Submitted by Victoria McMagnus on Wed, 06/04/2008 - 11:32.
What strange associations people can make between seemingly unrelated things. Take the connection between donuts and terrorism for example. Donuts have holes in the middle of each one. Bombs blow holes in things. Donuts therefore may encourage bombing campaigns! But no one has yet noticed that particularly obvious and sinister connotation in the bakery product to which I refer. Give it time. Truth is often stranger than fiction, as is proved by the media explosion resulting from an outfit worn by a celebrity model in an ad for Dunkin Donuts.
Swallow this! The model was wearing a scarf slightly similar in pattern to that seen on the likes of Osama Bin Laden and the late Yassir Arafat, amongst many millions. "Oh my gaaaddd", someone in America exclaimed, this being the second most common phrase after "let's get the hell outta here!" in Hollywood movies (or is it the other way around?) "Dunkin Donuts supports al Qaeda!"

Heads will now roll at the ad company responsible for allowing such a terrifying PR coup for the perpetrators of 9/11. I don't mean that we will be treated to a gruesome internet video of anyone representing this totem of American capitalism being decapitated.
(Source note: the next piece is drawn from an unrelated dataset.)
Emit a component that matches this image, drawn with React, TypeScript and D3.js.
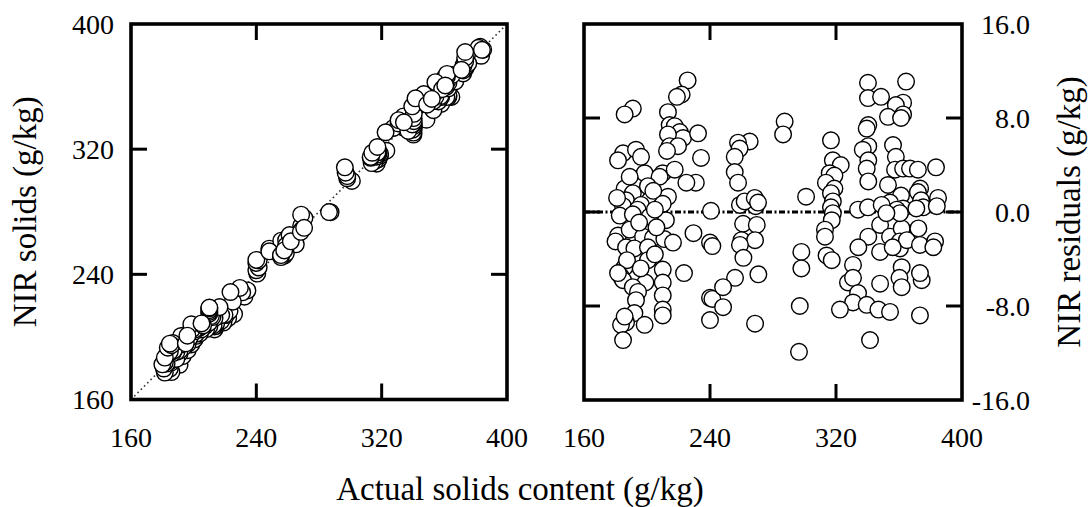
import React from "react";
import * as d3 from "d3";

// Reference (oven-dried) solids content of each sample, g/kg
const actualSolids = [
  // 180–235 g/kg group
  225.8, 222, 219, 191, 185.8, 213.3, 214.4, 217.6, 220.8, 222.9, 213.3, 214.4, 219.7, 232.4, 212.7,
  234.3, 184.8, 193, 196.2, 181.6, 198.5, 210, 217.6, 208, 185.8, 200.6, 191, 186.7, 201.7, 213.3,
  196.2, 207, 184.8, 231, 225, 240.6, 189, 204, 194, 181, 210,
  182.7, 191, 201.7, 212, 205, 181.6, 180, 189, 197.5, 203.8, 211, 216.5, 186.7, 192, 200.6,
  185.8, 187.3, 200.6, 210, 210, 183.5, 184.8, 181.6, 199, 191, 194.3, 193, 210, 210, 210,
  192, 186.7, 183.5, 185.8, 198.5, 184.8, 229.5, 223.5, 195, 206, 205, 196,
  // 240–272 g/kg group
  240, 241.5, 240, 241.5, 248.3, 240, 255.9, 248.3, 261, 269.7, 260, 268.6, 259, 261.2, 259,
  269, 270.7, 268.6, 265.2, 257.8, 258.8, 255.7, 255.7, 257.8, 262, 268.4, 270.5,
  // 285–302 g/kg group
  287.4, 286.4, 301, 298, 298, 297, 296.5,
  // 312–335 g/kg group
  316.8, 318, 323, 316, 319, 313.6, 319, 316.8, 318, 316.8, 318, 317.3, 313, 313, 314,
  317.3, 334, 330.8, 327.6, 330.8, 334, 330.8, 322.5,
  // 335–385 g/kg group
  340.3, 340.3, 348.6, 364.5, 362.6, 358, 353, 362.6, 361.3, 340.5, 339.5, 340.5, 337, 340.5, 339.5,
  340.5, 356.2, 358, 357.5, 362.6, 367, 372, 383.5, 353, 373.4, 372, 361.3, 384.8, 374, 354.3,
  362.6, 375.3, 340.3,
  340.5, 334.2, 348, 348, 354.3, 361.7, 360.6, 360.6, 365, 356, 372.3, 373.3, 382.9, 381.8, 361.7,
  360.3, 361.7, 374.4, 373.3, 348, 339.5, 346.9, 354.3, 373.3, 341.6, 358.6, 360.6, 371, 384, 349,
  352,
];

// NIR residual (reference minus NIR prediction) of each sample, g/kg
const nirResiduals = [
  11.2, 10.0, 9.8, 8.8, 8.3, 8.5, 7.4, 7.3, 6.8, 6.3, 6.6, 5.6, 5.6, 6.7, 5.2,
  4.6, 5.0, 5.3, 4.7, 4.4, 3.3, 3.3, 3.6, 3.0, 2.0, 2.2, 1.6, 1.0, 1.0, 1.3,
  0.6, 0.3, 0.5, 2.5, 2.5, 0.1, 3.0, 1.8, 0.2, 1.2, 0.7,
  -0.3, -0.2, -0.4, -0.7, 0.2, -2.0, -2.5, -1.5, -2.1, -2.2, -2.3, -2.6, -3.0, -3.1, -3.0,
  -4.7, -4.1, -4.1, -4.9, -6.0, -5.5, -5.8, -5.2, -6.0, -6.4, -6.8, -7.5, -7.1, -8.3, -8.8,
  -8.6, -9.4, -9.6, -8.9, -9.6, -10.9, -1.8, -5.2, -0.9, -1.3, -3.6, -4.8,
  -2.6, -2.9, -7.3, -7.4, -8.1, -9.2, -5.6, -6.4, -1.0, -1.1, -2.4, -2.4, -2.8, -3.9, 0.6,
  0.5, -5.3, -9.5, 6.0, 5.9, 5.4, 4.7, 3.4, 2.5, 0.9, 1.2, 0.8,
  7.7, 6.6, 1.3, -3.4, -4.8, -8.0, -11.9,
  6.1, 4.4, 4.0, 3.3, 3.1, 2.5, 2.0, 1.6, 0.9, 0.4, -0.1, -0.7, -1.5, -2.1, -3.7,
  -4.1, 0.2, -4.5, -6.0, -5.6, -6.9, -7.7, -8.3,
  11.0, 9.7, 9.8, 11.1, 9.3, 9.1, 8.1, 8.3, 8.0, 7.4, 7.1, 5.6, 5.3, 4.4, 3.7,
  2.6, 5.7, 4.7, 3.6, 3.7, 3.7, 3.6, 3.8, 2.3, 2.0, 1.7, 1.4, 1.2, 1.0, 0.8,
  0.3, 0.4, 0.4,
  -2.1, -3.0, -1.1, -3.4, -2.1, -1.4, -2.5, -3.1, -2.4, -3.0, -1.4, -2.8, -2.5, -3.0, -4.7,
  -5.6, -6.4, -5.8, -5.2, -6.1, -7.9, -8.3, -8.5, -8.8, -10.9, 0.2, -0.1, 0.3, 0.5, 0.6,
  -0.1,
];

// NIR-predicted solids follow from the reference value and its residual
const nirSolids = actualSolids.map((a, i) => a - nirResiduals[i]);

const solidsTicks = [160, 240, 320, 400];
const residualTicks = [16, 8, 0, -8, -16];

const FONT = "'Liberation Serif', 'Times New Roman', serif";
const TICK_LEN = 16;
const R = 8.3;

const xLeft = d3.scaleLinear().domain([160, 400]).range([131, 507]);
const yLeft = d3.scaleLinear().domain([160, 400]).range([399.5, 24]);
const xRight = d3.scaleLinear().domain([160, 400]).range([584, 962]);
const yRight = d3.scaleLinear().domain([-16, 16]).range([400, 24]);

const fmtResidual = (v: number) => v.toFixed(1);

type Lin = d3.ScaleLinear<number, number>;

function Frame({ x, y, xTicks, yTicks }: { x: Lin; y: Lin; xTicks: number[]; yTicks: number[] }) {
  const [x0, x1] = x.range();
  const [y1, y0] = y.range();
  return (
    <g stroke="#000" fill="none">
      {xTicks.map((t) => (
        <g key={"x" + t} strokeWidth={3}>
          <line x1={x(t)} x2={x(t)} y1={y0} y2={y0 + TICK_LEN} />
          <line x1={x(t)} x2={x(t)} y1={y1} y2={y1 - TICK_LEN} />
        </g>
      ))}
      {yTicks.map((t) => (
        <g key={"y" + t} strokeWidth={3}>
          <line x1={x0} x2={x0 + TICK_LEN} y1={y(t)} y2={y(t)} />
          <line x1={x1} x2={x1 - TICK_LEN} y1={y(t)} y2={y(t)} />
        </g>
      ))}
      <rect x={x0} y={y0} width={x1 - x0} height={y1 - y0} strokeWidth={3.6} />
    </g>
  );
}

export default function App() {
  return (
    <svg
      width={1089}
      height={507}
      style={{ position: "absolute", left: 0, top: 0, background: "#fff" }}
      fontFamily={FONT}
    >
      {/* Left: NIR prediction against reference value */}
      <line
        x1={xLeft(160)}
        y1={yLeft(160)}
        x2={xLeft(400)}
        y2={yLeft(400)}
        stroke="#333"
        strokeWidth={1.6}
        strokeDasharray="1.6 3"
      />
      <g fill="#fff" stroke="#000" strokeWidth={1.4}>
        {actualSolids.map((a, i) => (
          <circle key={i} cx={xLeft(a)} cy={yLeft(nirSolids[i])} r={R} />
        ))}
      </g>
      <Frame x={xLeft} y={yLeft} xTicks={[240, 320]} yTicks={[240, 320]} />
      <g fontSize={28} textAnchor="end">
        {solidsTicks.map((t) => (
          <text key={t} x={114} y={yLeft(t)} dy="0.34em">
            {t}
          </text>
        ))}
      </g>
      <g fontSize={28} textAnchor="middle">
        {solidsTicks.map((t) => (
          <text key={t} x={xLeft(t)} y={447}>
            {t}
          </text>
        ))}
      </g>
      <text fontSize={33} textAnchor="middle" transform={`translate(36,${yLeft(280)}) rotate(-90)`}>
        NIR solids (g/kg)
      </text>

      {/* Right: residuals against reference value */}
      <line
        x1={xRight(160)}
        x2={xRight(400)}
        y1={yRight(0)}
        y2={yRight(0)}
        stroke="#000"
        strokeWidth={3}
        strokeDasharray="6 2.5 2 2.5"
      />
      <g fill="#fff" stroke="#000" strokeWidth={1.4}>
        {actualSolids.map((a, i) => (
          <circle key={i} cx={xRight(a)} cy={yRight(nirResiduals[i])} r={R} />
        ))}
      </g>
      <Frame x={xRight} y={yRight} xTicks={[240, 320]} yTicks={[-8, 0, 8]} />
      <g fontSize={28} textAnchor="end">
        {residualTicks.map((t) => (
          <text key={t} x={1030} y={yRight(t)} dy="0.34em">
            {fmtResidual(t)}
          </text>
        ))}
      </g>
      <g fontSize={28} textAnchor="middle">
        {solidsTicks.map((t) => (
          <text key={t} x={xRight(t)} y={447}>
            {t}
          </text>
        ))}
      </g>
      <text fontSize={33} textAnchor="middle" transform={`translate(1080,${yRight(0)}) rotate(-90)`}>
        NIR residuals (g/kg)
      </text>

      <text fontSize={33} textAnchor="middle" x={520} y={500}>
        Actual solids content (g/kg)
      </text>
    </svg>
  );
}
Al Qaeda would like to dispatch the boss of Dunkin Donuts in just such a manner no doubt - after all, these people HATE OUR FREEDOM. And the freedom for Americans to stuff themselves to blimp like proportions on these donuts is exactly why the troops are bravely struggling under heavy enemy artillery in Iraq as I write. They even intend to bring the glory of coke and fast food to liberate these ungrateful wretches.
Some say the ad outrage is entirely justified. "Wouldn't you be upset if she had been wearing a FARC or a Sinn Fein symbol, or a Confederate flag?" Oh don't forget that most evil one of all - the swastika!
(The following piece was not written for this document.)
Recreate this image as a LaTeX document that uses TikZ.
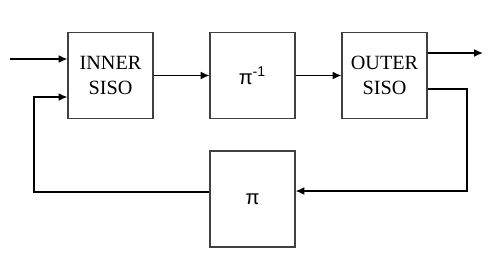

But I say to these ignoramuses: that Arab towel, I mean scarf, or keffiyeh, as it is called by the natives (do you want some keffiyeh with your donut yeah?) is actually not even an Islamic fundamentalist garment anyway, but merely an Arab cultural clothing accessory, worn by men. A woman wearing one must offend the Arabs. The keffiyeh is to Arabs as tartan is to the Scots. There are Muslims in al Qaeda who are not Arabs and don't wear it.
Now what would the silly Yank say when this is pointed out to him? "Jihadn't realized that!"